WILLIAM WISEMAN: I get anecdotal reports about how people on death row react to it. There is such a thing as of course death row humour, and it's disturbing and yet at the same time it's part of humanity's laughing in the face of death. The electric chair, down at McAlister, which is where we execute people in Oklahoma, was always referred to as Old Sparky.
I mean that's how it was referred to by the people that were headed that way, and I remember being a little unsettled when after the law was passed in 1975 that I wrote, reports came back to me from corrections people that the nickname for my technology was “Happy Hour”.
JOHN SHOVELAN: Your view now is that you're opposed to the death penalty. That would seem to be out of step with the vast majority of Americans.

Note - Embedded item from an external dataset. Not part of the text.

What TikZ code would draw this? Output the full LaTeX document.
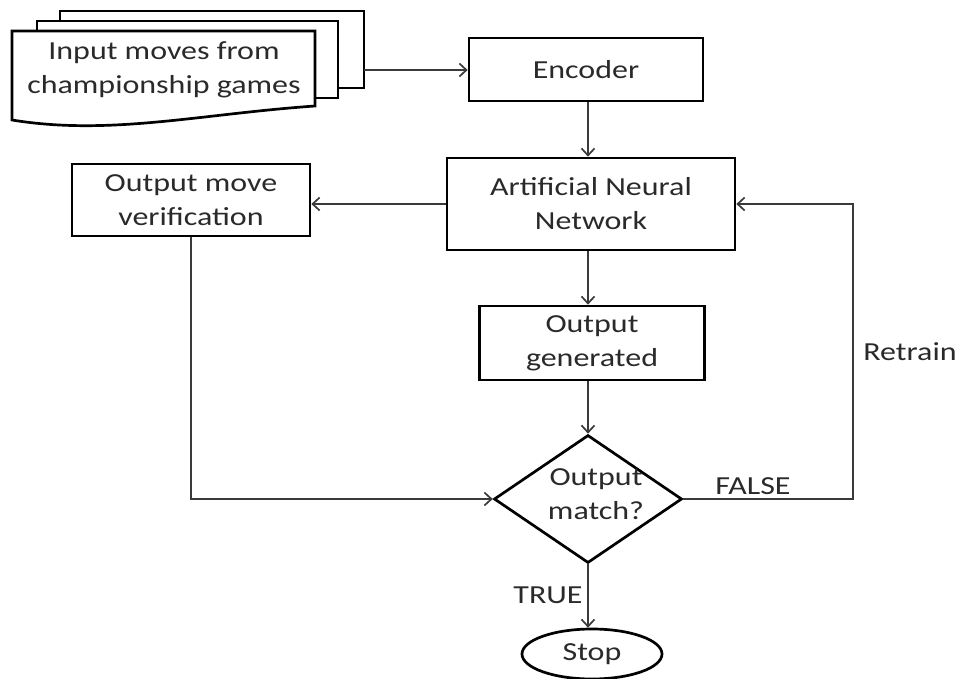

WILLIAM WISEMAN: I think that probably the majority of America supports capital punishment to the extent that they’re informed by it. In the first place whether we approve of capital punishment ethically or not as an appropriate response to behaviour, we have to be sure that the decision is reached correctly and that we have accurate conclusions about guilt or innocence.
And the other thing that I often hear from people is ‘well, these criminals don't deserve any mercy, they don't deserve not to die, they earned their death’ and while that may be true, the reason I'm opposed to capital punishment is not for the sakes of the people who are going to be executed, it's because I don't like what executing people does to us and what it does to society. It's an intentional act of killing and I think it's wrong.
JOHN SHOVELAN: What does it do to society?
WILLIAM WISEMAN: I think it continues blurring the line about the nature of life and we face life every day, it becomes routine to us, we get up in the morning, we go to bed at night, we work, we don't work, whatever, but none of us really has any kind of reliable understanding of the reason we're here in the first place, if there is a reason.
And so as long as life itself is such a mystery and it probably always will be, it seems to me it’s terribly dangerous for us to cross the line and make the decision about another life in a deliberate act to end a life where we don't even know where it came from or where it's going.
I think that's wrong.
HAMISH ROBERTSON: William Wiseman, speaking to John Shovelan, in Washington.